***** COLLECTED MATERIAL *****
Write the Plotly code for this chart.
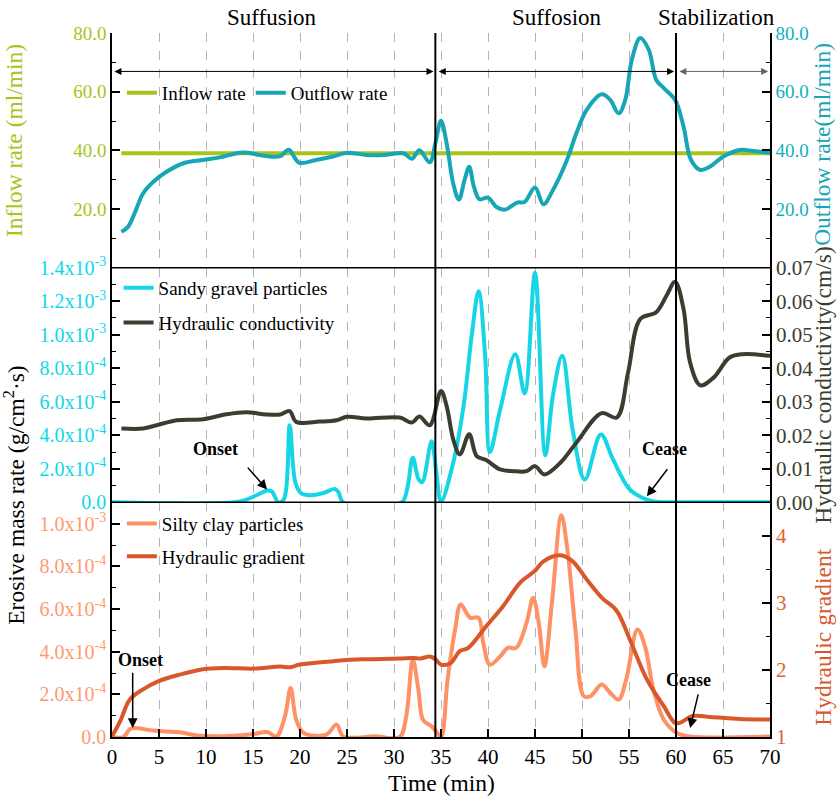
import plotly.graph_objects as go

FONT = "Liberation Serif, Times New Roman, serif"

# colours
C_IN = "#a6c41c"
C_OUT = "#16a6b6"
C_SAND = "#16d6e6"
C_HC = "#3c3d30"
C_SILT = "#ff9166"
C_HG = "#d8582c"

# ---------------------------
# DATA
# ---------------------------

# top panel: inflow / outflow (ml/min)
inflow_t = [1.0, 70.0]
inflow_v = [39.0, 39.0]

outflow_t = [1.0, 1.7, 2.4, 3.3, 4.4, 5.8, 7.6, 9.7, 11.5, 13.6, 14.5, 15.7, 16.8, 17.9,
             18.8, 19.9, 21.7, 23.5, 25.0, 27.1, 28.9, 31.0, 31.9, 32.7, 33.8, 34.4,
             35.0, 35.6, 36.3, 36.9, 37.5, 38.0, 38.5, 39.1, 40.0, 40.9, 41.8, 43.1,
             43.9, 45.0, 45.9, 46.9, 48.4, 49.4, 50.5, 52.1, 53.0, 53.9, 54.6, 55.3,
             56.2, 57.1, 57.9, 58.7, 59.9, 60.8, 61.6, 62.6, 63.6, 65.0, 66.8, 68.2, 70.0]
outflow_v = [12.2, 13.9, 18.5, 25.3, 29.3, 32.7, 35.6, 36.7, 37.6, 39.2, 39.2, 38.4, 37.9, 38.0,
             40.2, 35.8, 36.7, 37.9, 39.2, 38.4, 38.4, 39.0, 37.1, 40.0, 35.9, 42.4,
             50.1, 42.4, 28.7, 23.2, 29.8, 34.4, 27.6, 23.3, 23.9, 20.7, 19.8, 22.2,
             22.4, 27.3, 21.6, 26.4, 36.7, 45.8, 53.8, 59.1, 57.2, 52.6, 57.2, 70.9,
             78.3, 74.3, 64.0, 61.2, 57.2, 48.1, 36.7, 33.3, 34.4, 37.8, 40.1, 39.8, 39.2]

# middle panel: sandy gravel erosive mass rate (g/cm2.s) and hydraulic conductivity (cm/s)
sand_t = [0.0, 13.0, 14.3, 15.5, 16.5, 17.0, 17.7, 18.3, 18.9, 19.5, 20.1, 21.1, 22.5, 23.7,
          24.1, 24.6, 30.8, 31.4, 32.0, 32.6, 33.0, 34.0, 34.5, 35.0, 36.3, 37.4, 38.3,
          39.0, 39.7, 40.2, 41.3, 42.9, 43.9, 45.0, 46.1, 46.9, 47.9, 49.0, 50.3, 52.0,
          53.3, 55.1, 56.9, 58.0, 60.0, 70.0]
sand_v = [0.0, 0.0, 0.16, 0.45, 0.70, 0.65, 0.0, 0.2, 4.6, 1.2, 0.55, 0.42, 0.56, 0.8,
          0.6, 0.0, 0.0, 0.8, 2.66, 1.4, 1.2, 3.65, 1.8, 0.05, 2.36, 5.75, 10.1,
          12.6, 8.7, 3.0, 5.55, 8.84, 6.5, 13.7, 2.8, 6.35, 8.74, 4.35, 1.36, 4.05,
          2.56, 0.76, 0.16, 0.02, 0.0, 0.0]
sand_v = [v * 1e-4 for v in sand_v]

hc_t = [1.0, 3.3, 4.75, 6.9, 9.7, 12.2, 14.3, 16.4, 17.9, 18.9, 19.6, 22.1, 23.9, 25.0,
        27.1, 30.6, 31.9, 32.7, 33.8, 35.0, 35.6, 36.3, 37.0, 38.0, 38.8, 39.8, 41.3,
        42.7, 44.1, 45.0, 46.0, 47.7, 49.4, 52.1, 53.7, 54.9, 56.2, 57.9, 59.0, 59.9,
        60.8, 61.5, 62.6, 64.0, 65.7, 67.1, 70.0]
hc_v = [2.20, 2.20, 2.30, 2.45, 2.48, 2.63, 2.69, 2.62, 2.62, 2.72, 2.40, 2.41, 2.45, 2.55,
        2.50, 2.53, 2.38, 2.56, 2.30, 3.32, 2.87, 1.88, 1.43, 2.03, 1.38, 1.26, 0.98,
        0.93, 0.93, 1.08, 0.83, 1.18, 1.78, 2.66, 2.53, 3.87, 5.47, 5.67, 6.17, 6.58,
        5.77, 4.17, 3.49, 3.72, 4.32, 4.42, 4.37]
hc_v = [v * 0.01 for v in hc_v]

# bottom panel: silty clay erosive mass rate and hydraulic gradient
silt_t = [0.0, 1.2, 1.9, 2.4, 4.4, 5.8, 7.2, 9.3, 13.0, 15.1, 16.5, 17.5, 18.4, 19.0, 19.6,
          20.4, 22.8, 23.9, 24.6, 28.0, 30.6, 31.3, 32.0, 32.6, 33.1, 34.0, 34.5, 35.0,
          35.7, 36.5, 37.1, 38.1, 39.0, 39.5, 40.2, 41.3, 42.1, 43.0, 44.1, 44.8, 45.4,
          46.0, 46.8, 47.8, 48.4, 49.3, 50.2, 50.9, 52.1, 53.0, 53.9, 54.7, 55.9, 56.7,
          57.6, 58.7, 60.1, 61.4, 70.0]
silt_v = [0.0, 0.0, 0.37, 0.42, 0.30, 0.26, 0.22, 0.06, 0.06, 0.14, 0.23, 0.03, 0.97, 2.30, 0.81,
          0.19, 0.11, 0.58, 0.03, 0.03, 0.0, 0.97, 3.63, 2.2, 0.8, 0.5, 0.25, 0.0,
          2.69, 5.04, 6.21, 5.59, 5.59, 4.41, 3.39, 3.78, 4.18, 4.18, 5.35, 6.53, 5.35,
          3.31, 6.29, 10.4, 8.95, 5.04, 1.91, 1.91, 2.46, 2.07, 1.75, 2.69, 5.04, 4.25,
          2.22, 0.81, 0.19, 0.03, 0.02]
silt_v = [v * 1e-4 for v in silt_v]

hg_t = [0.0, 0.85, 1.9, 3.3, 4.9, 7.2, 9.7, 11.9, 15.1, 17.9, 18.9, 20.0, 23.5, 25.0, 27.1,
        30.6, 32.0, 32.8, 33.8, 34.4, 35.0, 36.0, 37.0, 37.9, 39.8, 41.6, 43.4, 45.0,
        45.9, 47.7, 49.0, 50.5, 52.1, 53.7, 55.1, 56.9, 58.7, 59.9, 60.4, 61.7, 63.6,
        66.8, 70.0]
hg_v = [1.01, 1.23, 1.56, 1.71, 1.83, 1.93, 2.01, 2.03, 2.02, 2.05, 2.04, 2.08, 2.13, 2.15, 2.16,
        2.17, 2.18, 2.17, 2.20, 2.16, 2.08, 2.10, 2.28, 2.33, 2.65, 2.95, 3.30, 3.48,
        3.62, 3.71, 3.62, 3.35, 3.08, 2.88, 2.45, 1.86, 1.46, 1.21, 1.21, 1.31, 1.30,
        1.27, 1.26]

# phase boundaries and labels
phase_bounds = [34.4, 60.0]
phase_names = ["Suffusion", "Suffosion", "Stabilization"]
phase_centers = [17.0, 47.3, 64.3]

# tick labels
x_ticks = list(range(0, 75, 5))
flow_ticks = [20, 40, 60, 80]
flow_ticktext = ["20.0", "40.0", "60.0", "80.0"]
sand_ticks = [0, 2e-4, 4e-4, 6e-4, 8e-4, 1.0e-3, 1.2e-3, 1.4e-3]
sand_ticktext = ["0.0", "2.0x10<sup>-4</sup>", "4.0x10<sup>-4</sup>", "6.0x10<sup>-4</sup>",
                 "8.0x10<sup>-4</sup>", "1.0x10<sup>-3</sup>", "1.2x10<sup>-3</sup>",
                 "1.4x10<sup>-3</sup>"]
hc_ticks = [0, 0.01, 0.02, 0.03, 0.04, 0.05, 0.06, 0.07]
hc_ticktext = ["0.00", "0.01", "0.02", "0.03", "0.04", "0.05", "0.06", "0.07"]
silt_ticks = [0, 2e-4, 4e-4, 6e-4, 8e-4, 1.0e-3]
silt_ticktext = ["0.0", "2.0x10<sup>-4</sup>", "4.0x10<sup>-4</sup>", "6.0x10<sup>-4</sup>",
                 "8.0x10<sup>-4</sup>", "1.0x10<sup>-3</sup>"]
hg_ticks = [1, 2, 3, 4]
hg_ticktext = ["1", "2", "3", "4"]


# ---------------------------
# FIGURE
# ---------------------------

fig = go.Figure()

line_kw = dict(mode="lines", line_shape="spline", xaxis="x")

fig.add_trace(go.Scatter(x=inflow_t, y=inflow_v, name="Inflow rate", yaxis="y",
                         legend="legend", line=dict(color=C_IN, width=4), mode="lines"))
fig.add_trace(go.Scatter(x=outflow_t, y=outflow_v, name="Outflow rate", yaxis="y2",
                         legend="legend", line=dict(color=C_OUT, width=4), **line_kw))
fig.add_trace(go.Scatter(x=sand_t, y=sand_v, name="Sandy gravel particles", yaxis="y3",
                         legend="legend2", legendgroup="a", line=dict(color=C_SAND, width=4), **line_kw))
fig.add_trace(go.Scatter(x=hc_t, y=hc_v, name="Hydraulic conductivity", yaxis="y4",
                         legend="legend2", legendgroup="b", line=dict(color=C_HC, width=4), **line_kw))
fig.add_trace(go.Scatter(x=silt_t, y=silt_v, name="Silty clay particles", yaxis="y5",
                         legend="legend3", legendgroup="c", line=dict(color=C_SILT, width=4), **line_kw))
fig.add_trace(go.Scatter(x=hg_t, y=hg_v, name="Hydraulic gradient", yaxis="y6",
                         legend="legend3", legendgroup="d", line=dict(color=C_HG, width=4), **line_kw))


def yax(domain, rng, ticks, text, color, minor_vals, side="left", overlay=None, size=20):
    ax = dict(domain=domain, range=rng, tickmode="array", tickvals=ticks, ticktext=text,
              ticks="inside", ticklen=8, tickwidth=1.5, tickcolor="black",
              showline=True, linecolor="black", linewidth=1.5, showgrid=False, zeroline=False,
              tickfont=dict(family=FONT, size=size, color=color), side=side, anchor="x",
              minor=dict(tickmode="array", tickvals=minor_vals, ticks="inside", ticklen=4,
                         tickwidth=1.2, tickcolor="black"))
    if overlay:
        ax["overlaying"] = overlay
        ax.pop("domain")
    return ax


third = 1 / 3
fig.update_layout(
    width=837, height=804,
    margin=dict(l=112, r=67, t=33, b=67),
    paper_bgcolor="white", plot_bgcolor="white",
    font=dict(family=FONT, size=19, color="black"),
    xaxis=dict(range=[0, 70], tickmode="array", tickvals=x_ticks, anchor="y5",
               ticks="inside", ticklen=8, tickwidth=1.5, tickcolor="black",
               showline=True, linecolor="black", linewidth=1.5, zeroline=False,
               showgrid=True, gridcolor="#b4b4b4", gridwidth=0.8, griddash="dash",
               tickfont=dict(family=FONT, size=21, color="black")),
    yaxis=yax([2 * third, 1], [0, 80], flow_ticks, flow_ticktext, C_IN, [10, 30, 50, 70], size=19),
    yaxis2=yax(None, [0, 80], flow_ticks, flow_ticktext, "#10b0c0", [10, 30, 50, 70],
               side="right", overlay="y", size=19),
    yaxis3=yax([third, 2 * third], [0, 1.4e-3], sand_ticks, sand_ticktext, "#10d8e8",
               [1e-4, 3e-4, 5e-4, 7e-4, 9e-4, 1.1e-3, 1.3e-3], size=20),
    yaxis4=yax(None, [0, 0.07], hc_ticks, hc_ticktext, C_HC,
               [0.005, 0.015, 0.025, 0.035, 0.045, 0.055, 0.065], side="right", overlay="y3", size=21),
    yaxis5=yax([0, third], [0, 1.1e-3], silt_ticks, silt_ticktext, "#ff9a70",
               [1e-4, 3e-4, 5e-4, 7e-4, 9e-4], size=20),
    yaxis6=yax(None, [1, 4.5], hg_ticks, hg_ticktext, "#e4622f", [1.5, 2.5, 3.5],
               side="right", overlay="y5", size=21),
    legend=dict(x=0.015, y=0.915, xanchor="left", yanchor="middle", orientation="h",
                bgcolor="rgba(0,0,0,0)", font=dict(family=FONT, size=19)),
    legend2=dict(x=0.01, y=0.665, xanchor="left", yanchor="top", bgcolor="rgba(0,0,0,0)",
                 font=dict(family=FONT, size=19), tracegroupgap=7),
    legend3=dict(x=0.015, y=0.33, xanchor="left", yanchor="top", bgcolor="rgba(0,0,0,0)",
                 font=dict(family=FONT, size=19), tracegroupgap=5),
)

# panel separators and phase boundaries
for yy in [third, 2 * third]:
    fig.add_shape(type="line", xref="paper", yref="paper", x0=0, x1=1, y0=yy, y1=yy,
                  line=dict(color="black", width=1.5))
for xb in phase_bounds:
    fig.add_shape(type="line", xref="x", yref="paper", x0=xb, x1=xb, y0=0, y1=1,
                  line=dict(color="black", width=2))

# phase labels
for name, xc in zip(phase_names, phase_centers):
    fig.add_annotation(text=name, x=xc, xref="x", y=1.0, yref="paper", yanchor="bottom",
                       showarrow=False, yshift=1, font=dict(family=FONT, size=23, color="black"))

# double-headed arrows over the phases
arrow_y = 66.9
segs = [(0.1, 34.2, "black"), (34.6, 59.8, "black"), (60.2, 69.8, "#666666")]
for x0, x1, col in segs:
    fig.add_annotation(x=x1, y=arrow_y, ax=x0, ay=arrow_y, xref="x", yref="y", axref="x",
                       ayref="y", text="", showarrow=True, arrowhead=2, arrowside="end+start",
                       arrowsize=1.4, arrowwidth=1, arrowcolor=col, standoff=0, startstandoff=0)

# onset / cease markers
marks = [
    ("Onset", 10.96, 3.16e-4, 16.5, 0.76e-4, 14.3, 2.16e-4, "y3"),
    ("Cease", 58.8, 3.16e-4, 56.9, 0.36e-4, 59.2, 2.06e-4, "y3"),
    ("Onset", 3.0, 3.63e-4, 2.2, 0.42e-4, 2.2, 3.08e-4, "y5"),
    ("Cease", 61.3, 2.69e-4, 61.5, 0.42e-4, 62.4, 2.07e-4, "y5"),
]
for txt, tx, ty, hx, hy, tlx, tly, yr in marks:
    fig.add_annotation(text="<b>%s</b>" % txt, x=tx, y=ty, xref="x", yref=yr, showarrow=False,
                       font=dict(family=FONT, size=18, color="black"))
    fig.add_annotation(x=hx, y=hy, ax=tlx, ay=tly, xref="x", yref=yr, axref="x", ayref=yr,
                       text="", showarrow=True, arrowhead=2, arrowsize=1.3, arrowwidth=1.5,
                       arrowcolor="black", standoff=0)

# axis titles
titles = [
    ("Inflow rate (ml/min)", -0.149, 0.848, C_IN),
    ("Erosive mass rate (g/cm<sup>2</sup>·s)", -0.149, 0.344, "black"),
    ("Outflow rate(ml/min)", 1.08, 0.842, C_OUT),
    ("Hydraulic conductivity(cm/s)", 1.08, 0.50, C_HC),
    ("Hydraulic gradient", 1.08, 0.142, C_HG),
]
for txt, px_, py_, col in titles:
    fig.add_annotation(text=txt, x=px_, y=py_, xref="paper", yref="paper", textangle=-90,
                       xanchor="center", yanchor="middle", showarrow=False,
                       font=dict(family=FONT, size=23.5, color=col))
fig.add_annotation(text="Time (min)", x=0.5, y=-0.065, xref="paper", yref="paper",
                   xanchor="center", yanchor="middle", showarrow=False,
                   font=dict(family=FONT, size=23.5, color="black"))

# page body has a default 8px margin; drop it so the figure sits at the corner
fig.write_html("out.html", config={"displayModeBar": False},
               post_script="document.body.style.margin='0px';")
*****
- [TASK INSTRUCTIONS]: Only the lines from the top of the data through the line with "40.1, 39.8, 39.2]" should be quoted, exactly and with both ends kept; skip the pictures.

- [SOLUTION TO THIS TASK]:
Write the Plotly code for this chart.
import plotly.graph_objects as go

FONT = "Liberation Serif, Times New Roman, serif"

# colours
C_IN = "#a6c41c"
C_OUT = "#16a6b6"
C_SAND = "#16d6e6"
C_HC = "#3c3d30"
C_SILT = "#ff9166"
C_HG = "#d8582c"

# ---------------------------
# DATA
# ---------------------------

# top panel: inflow / outflow (ml/min)
inflow_t = [1.0, 70.0]
inflow_v = [39.0, 39.0]

outflow_t = [1.0, 1.7, 2.4, 3.3, 4.4, 5.8, 7.6, 9.7, 11.5, 13.6, 14.5, 15.7, 16.8, 17.9,
             18.8, 19.9, 21.7, 23.5, 25.0, 27.1, 28.9, 31.0, 31.9, 32.7, 33.8, 34.4,
             35.0, 35.6, 36.3, 36.9, 37.5, 38.0, 38.5, 39.1, 40.0, 40.9, 41.8, 43.1,
             43.9, 45.0, 45.9, 46.9, 48.4, 49.4, 50.5, 52.1, 53.0, 53.9, 54.6, 55.3,
             56.2, 57.1, 57.9, 58.7, 59.9, 60.8, 61.6, 62.6, 63.6, 65.0, 66.8, 68.2, 70.0]
outflow_v = [12.2, 13.9, 18.5, 25.3, 29.3, 32.7, 35.6, 36.7, 37.6, 39.2, 39.2, 38.4, 37.9, 38.0,
             40.2, 35.8, 36.7, 37.9, 39.2, 38.4, 38.4, 39.0, 37.1, 40.0, 35.9, 42.4,
             50.1, 42.4, 28.7, 23.2, 29.8, 34.4, 27.6, 23.3, 23.9, 20.7, 19.8, 22.2,
             22.4, 27.3, 21.6, 26.4, 36.7, 45.8, 53.8, 59.1, 57.2, 52.6, 57.2, 70.9,
             78.3, 74.3, 64.0, 61.2, 57.2, 48.1, 36.7, 33.3, 34.4, 37.8, 40.1, 39.8, 39.2]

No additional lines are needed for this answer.